What you need to do: Print word for word the first line of the listing below and every line after it, through the line with "-19], [-14, -22]];". Leave out the pictures and the rest.
BEGIN
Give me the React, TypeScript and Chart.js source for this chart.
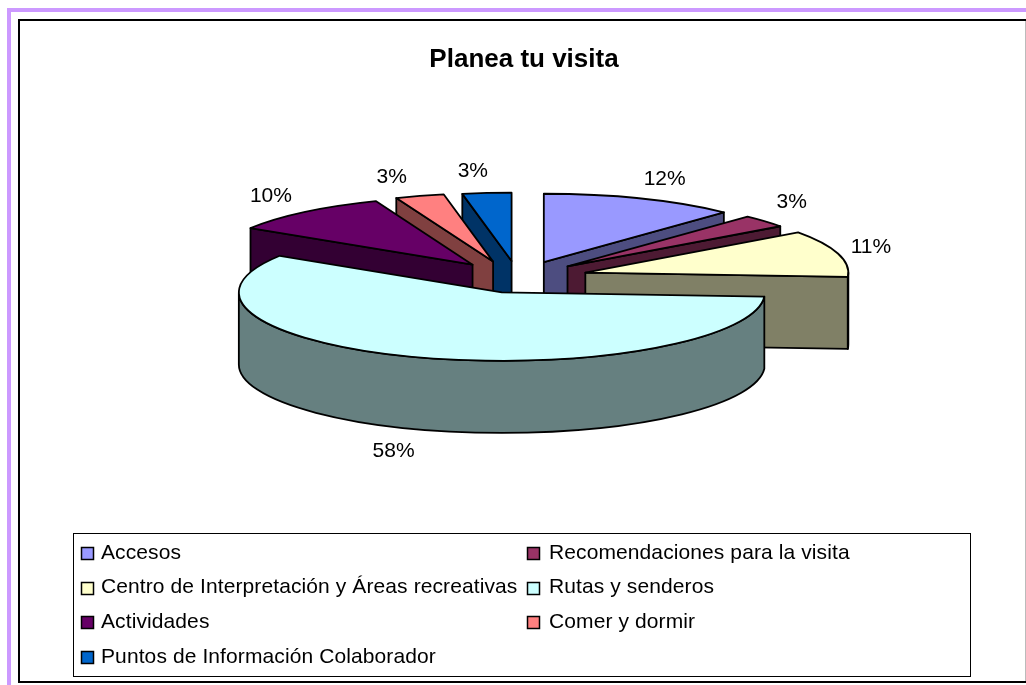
import React, { useEffect, useRef } from "react";
import { Chart, registerables } from "chart.js";

Chart.register(...registerables);

const categories = [
  "Accesos",
  "Recomendaciones para la visita",
  "Centro de Interpretación y Áreas recreativas",
  "Rutas y senderos",
  "Actividades",
  "Comer y dormir",
  "Puntos de Información Colaborador",
];
const shares = [12, 3, 11, 58, 10, 3, 3];
const topColors = ["#9999FF", "#993366", "#FFFFCC", "#CCFFFF", "#660066", "#FF8080", "#0066CC"];
const wallColors = ["#4D4D80", "#4D1A33", "#808066", "#668080", "#330033", "#804040", "#003366"];

const TILT = 0.26;
const DEPTH = 72;
const EXPLODE = 62;
const RADIUS = 263;
const SHIFT_X = -3;
const FONT = "'Liberation Sans', Arial, sans-serif";
// horizontal explosion of each slice (the reference's perspective spreads the upper-left ones)
const explodeX = [62, 62, 67, 62, 76, 100, 100];
// label nudge from the slice rim, [dx, dy]
const labelNudges = [[24, -19], [27, -19], [33, -6], [-27, 94], [-34, -16], [-28, -19], [-14, -22]];

const piePlugin = {
  id: "pie3d",
  beforeDraw(chart: any) {
    const { ctx } = chart;
    ctx.save();
    ctx.fillStyle = "#fff";
    ctx.fillRect(0, 0, 1026, 685);
    ctx.fillStyle = "#CC99FF";
    ctx.fillRect(7, 8, 4, 677);
    ctx.fillRect(7, 8, 1019, 4);
    ctx.fillStyle = "#000";
    ctx.fillRect(18, 19, 1008, 2);
    ctx.fillRect(18, 19, 2, 664);
    ctx.fillRect(18, 681, 1008, 2);
    ctx.fillStyle = "#BBB";
    ctx.fillRect(1025, 21, 1, 660);
    ctx.restore();
  },
  beforeDatasetsDraw(chart: any) {
    const { ctx } = chart;
    const arcs = chart.getDatasetMeta(0).data;
    const slices = arcs.map((arc: any, i: number) => {
      const { x, y, startAngle: a0, endAngle: a1, outerRadius: r } = arc.getProps(["x", "y", "startAngle", "endAngle", "outerRadius"]);
      const mid = (a0 + a1) / 2;
      return {
        i, a0, a1, r, mid,
        ax: x + SHIFT_X + Math.cos(mid) * explodeX[i],
        ay: y + Math.sin(mid) * EXPLODE * TILT,
      };
    });
    slices.sort((p: any, q: any) => p.ay - q.ay);
    ctx.save();
    ctx.lineWidth = 1.8;
    ctx.strokeStyle = "#000";
    ctx.lineJoin = "round";
    const radialWall = (s: any, a: number, ry: number) => {
      const ex = s.ax + Math.cos(a) * s.r;
      const ey = s.ay + Math.sin(a) * ry;
      ctx.beginPath();
      ctx.moveTo(s.ax, s.ay);
      ctx.lineTo(ex, ey);
      ctx.lineTo(ex, ey + DEPTH);
      ctx.lineTo(s.ax, s.ay + DEPTH);
      ctx.closePath();
      ctx.fill();
      ctx.stroke();
    };
    for (const s of slices) {
      const ry = s.r * TILT;
      ctx.fillStyle = wallColors[s.i];
      if (Math.cos(s.a0) < -1e-6) radialWall(s, s.a0, ry);
      if (Math.cos(s.a1) > 1e-6) radialWall(s, s.a1, ry);
      const from = Math.max(s.a0, 0);
      const to = Math.min(s.a1, Math.PI);
      if (to > from) {
        ctx.beginPath();
        ctx.ellipse(s.ax, s.ay, s.r, ry, 0, from, to);
        ctx.ellipse(s.ax, s.ay + DEPTH, s.r, ry, 0, to, from, true);
        ctx.closePath();
        ctx.fill();
        ctx.stroke();
      }
      ctx.fillStyle = topColors[s.i];
      ctx.beginPath();
      ctx.moveTo(s.ax, s.ay);
      ctx.ellipse(s.ax, s.ay, s.r, ry, 0, s.a0, s.a1);
      ctx.closePath();
      ctx.fill();
      ctx.stroke();
    }
    ctx.fillStyle = "#000";
    ctx.font = `21px ${FONT}`;
    ctx.textAlign = "center";
    ctx.textBaseline = "middle";
    for (const s of slices) {
      const [dx, dy] = labelNudges[s.i];
      ctx.fillText(
        `${shares[s.i]}%`,
        s.ax + Math.cos(s.mid) * s.r + dx,
        s.ay + Math.sin(s.mid) * s.r * TILT + dy
      );
    }
    ctx.restore();
    return false;
  },
  afterDraw(chart: any) {
    const { ctx } = chart;
    const box = { left: 73, top: 533, right: 970, bottom: 676 };
    ctx.save();
    ctx.strokeStyle = "#000";
    ctx.lineWidth = 1;
    ctx.strokeRect(box.left + 0.5, box.top + 0.5, box.right - box.left, box.bottom - box.top);
    ctx.font = `21px ${FONT}`;
    ctx.letterSpacing = "0.1px";
    ctx.textBaseline = "middle";
    ctx.textAlign = "left";
    categories.forEach((label, i) => {
      const col = i % 2;
      const row = Math.floor(i / 2);
      const mx = col ? 527 : 81;
      const tx = col ? 549 : 101;
      const y = 553 + row * 34.7;
      ctx.fillStyle = topColors[i];
      ctx.lineWidth = 1.5;
      ctx.fillRect(mx + 0.5, Math.round(y) - 6 + 0.5, 12, 12);
      ctx.strokeRect(mx + 0.5, Math.round(y) - 6 + 0.5, 12, 12);
      ctx.fillStyle = "#000";
      ctx.fillText(label, tx, y);
    });
    ctx.restore();
  },
};

export default function App() {
  const ref = useRef<HTMLCanvasElement>(null);
  useEffect(() => {
    const chart = new Chart(ref.current!, {
      type: "pie",
      data: {
        labels: categories,
        datasets: [{ data: shares, backgroundColor: topColors, borderColor: "#000", borderWidth: 0 }],
      },
      options: {
        responsive: false,
        animation: false,
        radius: RADIUS,
        layout: { padding: { left: 22, top: 0, right: 0, bottom: 216 } },
        plugins: {
          legend: { display: false },
          tooltip: { enabled: false },
          title: {
            display: true,
            text: "Planea tu visita",
            color: "#000",
            font: { family: FONT, size: 26, weight: "bold" },
            padding: { top: 44, bottom: 10 },
          },
        },
      } as any,
      plugins: [piePlugin],
    });
    return () => chart.destroy();
  }, []);
  return (
    <canvas
      ref={ref}
      width={1026}
      height={685}
      style={{ position: "fixed", left: 0, top: 0, width: 1026, height: 685, display: "block" }}
    />
  );
}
END
Result of the exercise:
Give me the React, TypeScript and Chart.js source for this chart.
import React, { useEffect, useRef } from "react";
import { Chart, registerables } from "chart.js";

Chart.register(...registerables);

const categories = [
  "Accesos",
  "Recomendaciones para la visita",
  "Centro de Interpretación y Áreas recreativas",
  "Rutas y senderos",
  "Actividades",
  "Comer y dormir",
  "Puntos de Información Colaborador",
];
const shares = [12, 3, 11, 58, 10, 3, 3];
const topColors = ["#9999FF", "#993366", "#FFFFCC", "#CCFFFF", "#660066", "#FF8080", "#0066CC"];
const wallColors = ["#4D4D80", "#4D1A33", "#808066", "#668080", "#330033", "#804040", "#003366"];

const TILT = 0.26;
const DEPTH = 72;
const EXPLODE = 62;
const RADIUS = 263;
const SHIFT_X = -3;
const FONT = "'Liberation Sans', Arial, sans-serif";
// horizontal explosion of each slice (the reference's perspective spreads the upper-left ones)
const explodeX = [62, 62, 67, 62, 76, 100, 100];
// label nudge from the slice rim, [dx, dy]
const labelNudges = [[24, -19], [27, -19], [33, -6], [-27, 94], [-34, -16], [-28, -19], [-14, -22]];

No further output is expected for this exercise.